O herói de São Paulo S.A.
é um anti-herói. Como o personagem da Tragédia
Americana, de Theodore Dreiser, gerado pela filosofia do êxito
norte-americano, o angustiado Carlos deste filme procura explicar-se
e justificar-se pelo meio. É um fraco, um pusilânime, de
certa forma cínico, por ausência de equilíbrio moral
e de formação. É uma vítima do complexo
econômico-social da urbe. Quer afirmar-se e, para tanto,
não hesita em pactuar com a desonestidade no negócio e
nas relações com as mulheres. Só encontra saída
no amor, mas está comprometido, para cultivá-lo pela sua
oscilante natureza.
O desespero do personagem sensibiliza o
filme inteiro, e a cidade, ao fundo, comparece como ré do drama.
Em nenhum momento Person distrai-se com a cidade como realidade autônoma.
E isto me parece decisivo. A presença catalítica da metrópole
existe para dar sentido ao drama, como grades de uma prisão na
qual a criatura se debate, pensando libertar-se.
O filme se desenvolve em linhas paralelas,
concorrentes e confluentes, armando um tecido rico de colocações
humanas reveladoras. Apesar da complicada estrutura, não incide
Person, ajudado pela mão segura do montador Glauco Laurelli,
em formalismos exteriores. Para traduzir o máximo do corpo e
do espírito da cidade, como núcleo do drama, precisava
orquestrar a aventura do personagem com todo o universo urbano envolvente.
Nada mais paulistano — e é lamentável
que a percepção dessa peculiaridade não possa ser
fácil a platéias estrangeiras — do que a fuga desesperada
de Carlos ao longo da vida noturna de São Paulo, ao mesmo tempo
em que se processa a corrida de São Silvestre. Nada mais paulistano
do que a pequena rua de bairro onde habita Luciana, na lívida
madrugada em que Carlos proclama, ébrio, o seu amor.

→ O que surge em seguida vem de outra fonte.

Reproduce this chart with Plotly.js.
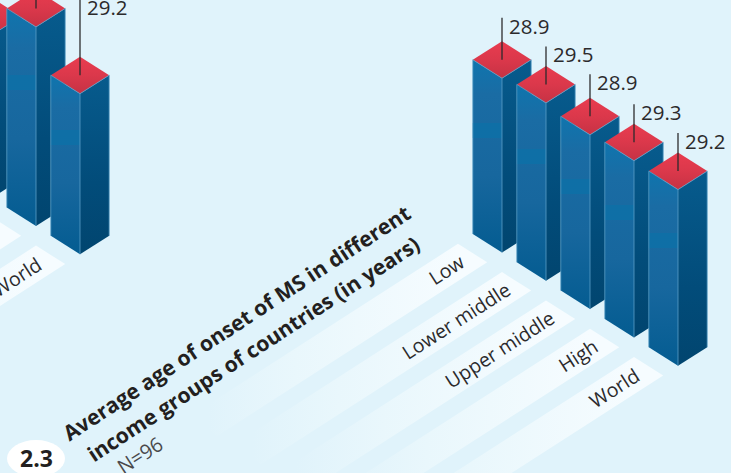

Os pormenores locais, que plantam a história
na realidade específica paulista, a verdade dos tipos femininos
bem diversos, a figura admirável de Arturo, compõem um
quadro que nos toca profundamente, pelo que representa como aproximação
real e, ao mesmo tempo, condensada, do amálgama social e humano
de São Paulo.
Person consegue jogar no filme, ao salientar
um personagem-chave, a atmosfera, difícil de ser apreendida,
da sua cidade, a São Paulo áspera e impiedosa da competição
econômica, imenso centro de trabalho que cria a riqueza, mas sacrifica
os mais frágeis na combustão do drama.